Por maioria de razão, o mesmo parece valer no caso dos autos.
Como bem diz mais uma vez o Magistrado do Ministério Público junto deste STA no seu parecer junto aos autos, afigura-se-nos que os efeitos do arquivamento do inquérito penal não se repercutem na validade da acção executiva, ainda que esta tenha como pressuposto a responsabilidade subsidiária fundada no exercício das funções de gerente de facto, exercício esse que foi dado como não verificado na ação penal na decisão do Ministério Público ao afastar a responsabilidade do Recorrente na prática do crime de abuso de confiança fiscal.// Por um lado porque não estamos perante decisão judicial cujos efeitos se projetem fora do processo executivo. Por outro lado, porque esses efeitos não se repercutem na validade do título executivo. E por último, porque não estamos perante facto superveniente que reabra o prazo da ação de oposição à execução fiscal, ao abrigo da alínea b) do n.º 1 do artigo 203.º do CPPT. Na verdade, o juízo de facto sobre o exercício das funções de gerente por parte do aqui Recorrente formulado na decisão de arquivamento do inquérito não se pode em si considerar um facto desconhecido do Recorrente e que o mesmo não tivesse não tivesse podido invocar em oposição apresentada no prazo legal de 30 dias após a sua citação para os termos da execução fiscal. O facto em si novo e superveniente é a decisão do Ministério Público, que poderia relevar como elemento adjuvante de prova em oposição já apresentada, mas não é esse o caso. O que está em causa na execução fiscal é a cobrança de uma dívida cujo título constitutivo não foi questionado pelo recorrente e em relação ao qual os efeitos da decisão do Ministério Público proferida no inquérito penal não têm, salvo melhor opinião, qualquer projeção. "

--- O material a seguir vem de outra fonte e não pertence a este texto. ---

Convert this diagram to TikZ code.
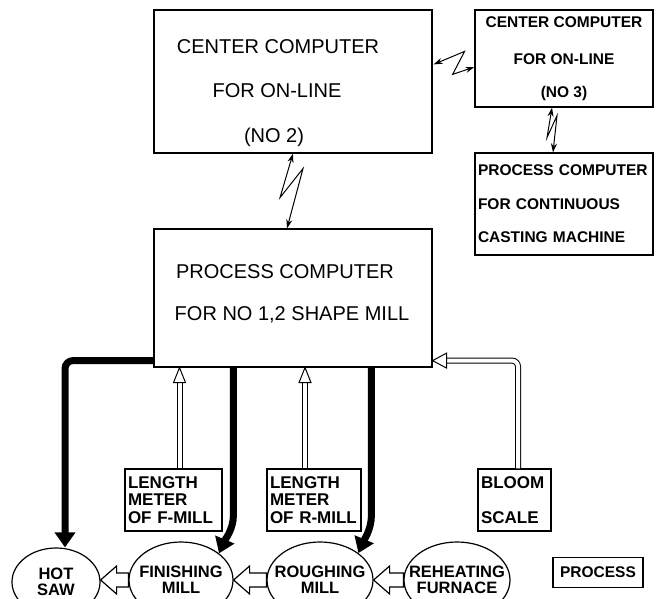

Não se nos afigura, pois, que a decisão recorrida, que julgou improcedente a reclamação, mereça censura, antes sendo de confirmar o julgado recorrido.

- Decisão -
7 - Termos em que, face ao exposto, acordam os juízes da Secção de Contencioso Tributário do Supremo Tribunal Administrativo em negar provimento ao recurso.

Custas pelo recorrente.


Lisboa, 20 de Março de 2019. - Isabel Marques da Silva (relatora) - Francisco Rothes - Dulce Neto.